Behar-Bechukotai
It is a year of Yovel
(Jubilee), the 50th year shall this be to you; and you shall not
sow, nor harvest its aftergrowths, nor shall you
gather the grapes that were left upon their vines untended. For it is Yovel:
it shall be a holy thing to you; you shall eat its produce from the field. In this year of Yovel
every one of you shall return to his landed property.
25:10 - 12
The evils that beset the inner
life of society due to social class differences and the unequal distribution of
property, with the resultant sharp contrasts between opulence and misery,
independence and dependence, and the precarious situations that afflict nations
in the course of their political relationships with other nations – all these
are to be atoned for and erased by the Yovel…It is a Yovel of God, but it must be proclaimed and observed as
such also by ourselves.
Samson Raphael Hirsch (19th
Century)
The freeing of slaves in the
Jubilee year serves as an important safeguard for social order. Societies that rely on slave labor usually
suffer from slave revolts and violent acts of vengeance by the underclass. Instead of attaining social justice through
bloody revolt and violent upheaval, the Jubilee emancipation allows for peaceful
and harmonious social change. The
restoration of rights for the poor and disadvantaged becomes an inherent part
of the societal and economic order.
Avraham Hakohen
Kook (20th Century)
By Torah law, a person who owns
land becomes nothing but a renter – he has rented the land from the lord, God
of heaven and earth, for fifty years.
This regime, and there is doubt if it was ever observed in full, is a
powerful program for arranging social reality according to the Torah.
Yeshayau Leibowitz
(20thCentury)
Philosophers have understood the
paragraph as meaning that just as all phenomena in the universe date back to a
single original cause; they will again revert to that original cause.
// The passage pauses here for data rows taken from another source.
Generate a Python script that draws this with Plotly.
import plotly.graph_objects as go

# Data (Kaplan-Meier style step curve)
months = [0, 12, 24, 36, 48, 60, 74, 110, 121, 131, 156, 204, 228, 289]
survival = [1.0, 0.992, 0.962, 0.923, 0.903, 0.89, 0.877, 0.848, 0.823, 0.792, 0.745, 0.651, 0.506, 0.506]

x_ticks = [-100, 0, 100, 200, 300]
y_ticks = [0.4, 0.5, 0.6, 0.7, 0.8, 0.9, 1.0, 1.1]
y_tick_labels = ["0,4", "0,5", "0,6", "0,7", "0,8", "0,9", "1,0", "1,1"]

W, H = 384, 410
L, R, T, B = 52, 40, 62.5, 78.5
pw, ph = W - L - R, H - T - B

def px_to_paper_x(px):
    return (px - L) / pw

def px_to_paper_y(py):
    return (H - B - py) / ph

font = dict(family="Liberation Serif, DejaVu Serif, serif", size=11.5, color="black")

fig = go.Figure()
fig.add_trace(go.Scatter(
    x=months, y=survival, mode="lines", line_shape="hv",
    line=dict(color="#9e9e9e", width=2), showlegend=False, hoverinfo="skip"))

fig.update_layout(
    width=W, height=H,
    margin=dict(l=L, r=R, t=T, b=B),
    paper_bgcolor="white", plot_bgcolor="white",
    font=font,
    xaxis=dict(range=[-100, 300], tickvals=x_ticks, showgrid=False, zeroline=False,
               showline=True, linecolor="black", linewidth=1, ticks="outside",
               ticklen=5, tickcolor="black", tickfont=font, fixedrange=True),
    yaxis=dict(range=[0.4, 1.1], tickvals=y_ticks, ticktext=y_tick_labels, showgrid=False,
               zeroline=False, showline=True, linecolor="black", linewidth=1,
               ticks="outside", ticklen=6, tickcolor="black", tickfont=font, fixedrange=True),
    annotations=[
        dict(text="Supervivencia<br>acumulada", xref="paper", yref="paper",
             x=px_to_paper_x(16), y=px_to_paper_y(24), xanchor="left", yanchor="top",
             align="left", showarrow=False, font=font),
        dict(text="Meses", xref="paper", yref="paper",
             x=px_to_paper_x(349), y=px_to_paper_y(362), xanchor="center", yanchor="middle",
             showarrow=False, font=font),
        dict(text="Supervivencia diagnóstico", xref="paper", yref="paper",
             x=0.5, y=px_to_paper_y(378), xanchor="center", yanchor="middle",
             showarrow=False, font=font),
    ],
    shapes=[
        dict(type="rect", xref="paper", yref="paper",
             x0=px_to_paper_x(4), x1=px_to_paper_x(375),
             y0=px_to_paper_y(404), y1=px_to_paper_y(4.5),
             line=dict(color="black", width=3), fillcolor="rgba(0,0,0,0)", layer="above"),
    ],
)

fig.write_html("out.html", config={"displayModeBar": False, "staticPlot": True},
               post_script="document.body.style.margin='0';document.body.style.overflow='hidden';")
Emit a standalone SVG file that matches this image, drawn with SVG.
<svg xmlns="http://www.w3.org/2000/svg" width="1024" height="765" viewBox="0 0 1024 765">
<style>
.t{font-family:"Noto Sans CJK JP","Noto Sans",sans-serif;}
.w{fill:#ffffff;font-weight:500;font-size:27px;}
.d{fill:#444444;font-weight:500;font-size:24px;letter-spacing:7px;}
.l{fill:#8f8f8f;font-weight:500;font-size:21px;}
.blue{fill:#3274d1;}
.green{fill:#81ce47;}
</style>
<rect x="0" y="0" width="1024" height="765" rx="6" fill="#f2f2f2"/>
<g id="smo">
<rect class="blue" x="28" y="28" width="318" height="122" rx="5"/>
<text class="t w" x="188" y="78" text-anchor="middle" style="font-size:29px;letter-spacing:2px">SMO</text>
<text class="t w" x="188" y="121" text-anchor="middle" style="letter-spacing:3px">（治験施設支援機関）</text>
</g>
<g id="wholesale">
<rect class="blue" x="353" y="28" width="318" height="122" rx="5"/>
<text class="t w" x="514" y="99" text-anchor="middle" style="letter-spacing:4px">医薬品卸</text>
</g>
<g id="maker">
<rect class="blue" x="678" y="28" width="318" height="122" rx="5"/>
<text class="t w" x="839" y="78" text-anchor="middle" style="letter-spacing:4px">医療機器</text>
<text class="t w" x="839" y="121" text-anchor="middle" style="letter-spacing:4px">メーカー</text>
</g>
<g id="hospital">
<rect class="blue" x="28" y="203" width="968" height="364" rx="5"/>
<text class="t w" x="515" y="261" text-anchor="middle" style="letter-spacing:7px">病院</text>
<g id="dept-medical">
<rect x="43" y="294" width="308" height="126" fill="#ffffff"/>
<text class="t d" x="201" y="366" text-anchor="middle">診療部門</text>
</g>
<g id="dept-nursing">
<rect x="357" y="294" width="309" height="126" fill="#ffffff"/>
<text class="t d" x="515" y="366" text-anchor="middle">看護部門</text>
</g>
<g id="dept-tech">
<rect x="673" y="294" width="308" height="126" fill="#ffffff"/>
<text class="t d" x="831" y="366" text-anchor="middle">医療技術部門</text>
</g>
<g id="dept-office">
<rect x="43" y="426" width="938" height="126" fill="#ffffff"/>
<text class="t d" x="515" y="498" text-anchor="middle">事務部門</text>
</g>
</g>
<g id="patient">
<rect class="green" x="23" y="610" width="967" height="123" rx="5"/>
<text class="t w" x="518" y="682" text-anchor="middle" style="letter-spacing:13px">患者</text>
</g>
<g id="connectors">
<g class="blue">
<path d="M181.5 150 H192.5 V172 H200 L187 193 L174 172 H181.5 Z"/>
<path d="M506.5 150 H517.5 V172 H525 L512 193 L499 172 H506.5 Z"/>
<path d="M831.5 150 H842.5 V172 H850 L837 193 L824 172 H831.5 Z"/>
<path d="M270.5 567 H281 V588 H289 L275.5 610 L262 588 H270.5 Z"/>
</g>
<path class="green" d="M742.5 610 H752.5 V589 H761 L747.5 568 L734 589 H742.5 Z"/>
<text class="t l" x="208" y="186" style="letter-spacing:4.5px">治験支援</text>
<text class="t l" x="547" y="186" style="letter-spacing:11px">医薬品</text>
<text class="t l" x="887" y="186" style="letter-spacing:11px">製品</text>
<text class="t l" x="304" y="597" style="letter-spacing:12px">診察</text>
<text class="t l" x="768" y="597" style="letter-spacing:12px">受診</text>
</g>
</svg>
If you are fortunate enough to understand themystical dimension of the legislation of the Shemittah and the Yovel concepts
you will not fail to notice…that the torah emphasizes that just as these fields
were yours prior to the Shabbat, they are even more so yours after you have
observed…
Bachya ben
Asher (14th Century)
Out of the hurly burly –tohu vavohu – God creates order
by separating this from that: light from
dark, land from sea, humanity from beast.
To order the chaos of life, the Torah tells stories that impose the
order of story, and the Torah makes rules that derive from its stories…As the
Torah proceeds, its classifications, stories and rules become more detailed and
complex; the ordering of chaos comes to dominate Jewish religious
consciousness. Leviticus occupies the
Torah’s center, filling it with classifications of humanity, plants, lands,
peoples and textiles. In a way that
extends, develops and makes more intricate the command that we rest on the
Shabbat…Today our concern about preserving our lands causes us, once again, to
pause at this parsha and ask how its laws can inform
our response to a new crisis. By denying
the absoluteness of human claims to the land, can we develop a respect for the
sanctity inherent in the natural world?